| Data excerpt |
|---|
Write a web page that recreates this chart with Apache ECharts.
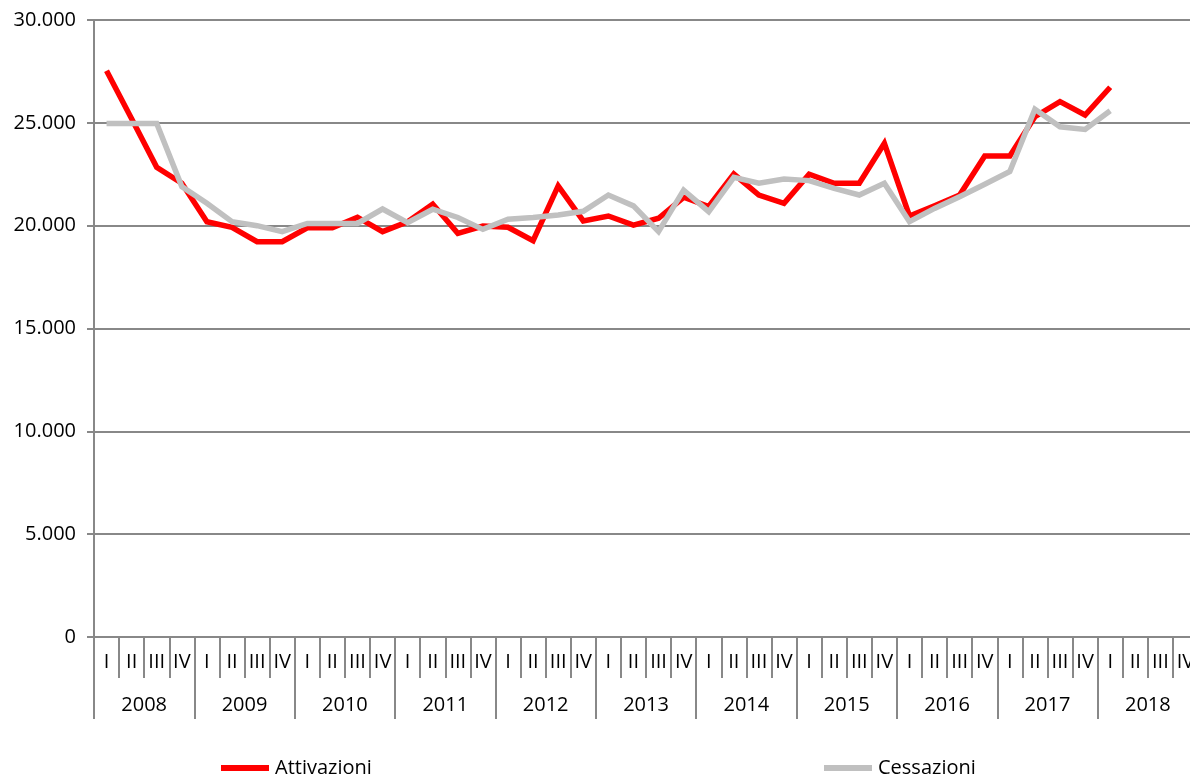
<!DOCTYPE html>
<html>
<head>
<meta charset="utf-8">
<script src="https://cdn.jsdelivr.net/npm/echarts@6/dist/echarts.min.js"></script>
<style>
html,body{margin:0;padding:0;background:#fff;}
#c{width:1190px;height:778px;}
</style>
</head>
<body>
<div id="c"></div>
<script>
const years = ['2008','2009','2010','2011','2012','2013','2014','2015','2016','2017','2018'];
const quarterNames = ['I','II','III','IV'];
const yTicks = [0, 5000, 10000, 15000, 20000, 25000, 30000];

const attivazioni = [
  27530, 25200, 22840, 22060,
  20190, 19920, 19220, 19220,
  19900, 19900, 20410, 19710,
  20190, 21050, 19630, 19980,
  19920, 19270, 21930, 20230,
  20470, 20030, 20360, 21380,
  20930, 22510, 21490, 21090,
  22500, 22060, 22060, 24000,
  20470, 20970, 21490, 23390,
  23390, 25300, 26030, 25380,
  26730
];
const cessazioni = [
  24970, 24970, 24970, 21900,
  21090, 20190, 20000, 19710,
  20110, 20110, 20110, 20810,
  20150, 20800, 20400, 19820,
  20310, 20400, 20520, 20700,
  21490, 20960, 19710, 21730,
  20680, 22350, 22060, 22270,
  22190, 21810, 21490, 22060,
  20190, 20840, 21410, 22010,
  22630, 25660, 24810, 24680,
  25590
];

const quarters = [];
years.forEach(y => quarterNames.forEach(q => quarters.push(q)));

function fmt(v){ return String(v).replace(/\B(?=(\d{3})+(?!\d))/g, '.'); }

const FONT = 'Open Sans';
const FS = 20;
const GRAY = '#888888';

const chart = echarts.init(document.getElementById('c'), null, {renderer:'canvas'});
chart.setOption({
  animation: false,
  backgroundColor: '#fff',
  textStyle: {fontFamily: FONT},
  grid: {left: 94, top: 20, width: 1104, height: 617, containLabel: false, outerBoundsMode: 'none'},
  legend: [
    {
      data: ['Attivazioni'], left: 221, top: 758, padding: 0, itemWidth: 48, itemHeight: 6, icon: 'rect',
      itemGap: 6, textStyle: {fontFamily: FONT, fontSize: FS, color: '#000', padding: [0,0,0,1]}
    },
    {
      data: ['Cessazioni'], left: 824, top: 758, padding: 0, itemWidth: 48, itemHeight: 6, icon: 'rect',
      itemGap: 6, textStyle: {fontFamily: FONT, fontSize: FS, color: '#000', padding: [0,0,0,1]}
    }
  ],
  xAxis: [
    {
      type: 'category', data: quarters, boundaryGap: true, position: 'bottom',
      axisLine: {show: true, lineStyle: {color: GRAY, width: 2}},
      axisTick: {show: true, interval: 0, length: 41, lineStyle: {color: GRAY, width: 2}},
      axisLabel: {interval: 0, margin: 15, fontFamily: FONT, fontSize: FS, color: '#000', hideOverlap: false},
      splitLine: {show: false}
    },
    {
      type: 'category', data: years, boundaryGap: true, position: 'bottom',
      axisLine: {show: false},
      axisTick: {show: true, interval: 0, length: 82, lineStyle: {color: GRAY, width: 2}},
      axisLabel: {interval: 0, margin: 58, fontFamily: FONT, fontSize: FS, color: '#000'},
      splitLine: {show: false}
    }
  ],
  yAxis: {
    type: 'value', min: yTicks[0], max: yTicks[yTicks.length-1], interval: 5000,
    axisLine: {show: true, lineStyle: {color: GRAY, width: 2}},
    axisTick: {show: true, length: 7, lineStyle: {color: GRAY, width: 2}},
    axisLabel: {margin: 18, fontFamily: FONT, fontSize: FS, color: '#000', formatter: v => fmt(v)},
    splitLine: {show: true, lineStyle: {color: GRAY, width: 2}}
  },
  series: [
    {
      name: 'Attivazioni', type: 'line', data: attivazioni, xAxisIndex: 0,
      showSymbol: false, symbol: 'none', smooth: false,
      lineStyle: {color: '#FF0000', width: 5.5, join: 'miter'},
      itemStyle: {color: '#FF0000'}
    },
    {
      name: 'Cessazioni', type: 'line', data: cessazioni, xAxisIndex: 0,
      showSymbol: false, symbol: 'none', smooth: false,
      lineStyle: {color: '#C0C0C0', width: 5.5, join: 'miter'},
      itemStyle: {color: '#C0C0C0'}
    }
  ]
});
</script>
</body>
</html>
|---|
| Stated goal |
Pictures stay out. Repeat only the lines from the beginning of the data through the line that has "const yTicks = [0, 5000, 10000, 15000, 20000, 25000, 30000];".

| Solution to the problem |
Write a web page that recreates this chart with Apache ECharts.
<!DOCTYPE html>
<html>
<head>
<meta charset="utf-8">
<script src="https://cdn.jsdelivr.net/npm/echarts@6/dist/echarts.min.js"></script>
<style>
html,body{margin:0;padding:0;background:#fff;}
#c{width:1190px;height:778px;}
</style>
</head>
<body>
<div id="c"></div>
<script>
const years = ['2008','2009','2010','2011','2012','2013','2014','2015','2016','2017','2018'];
const quarterNames = ['I','II','III','IV'];
const yTicks = [0, 5000, 10000, 15000, 20000, 25000, 30000];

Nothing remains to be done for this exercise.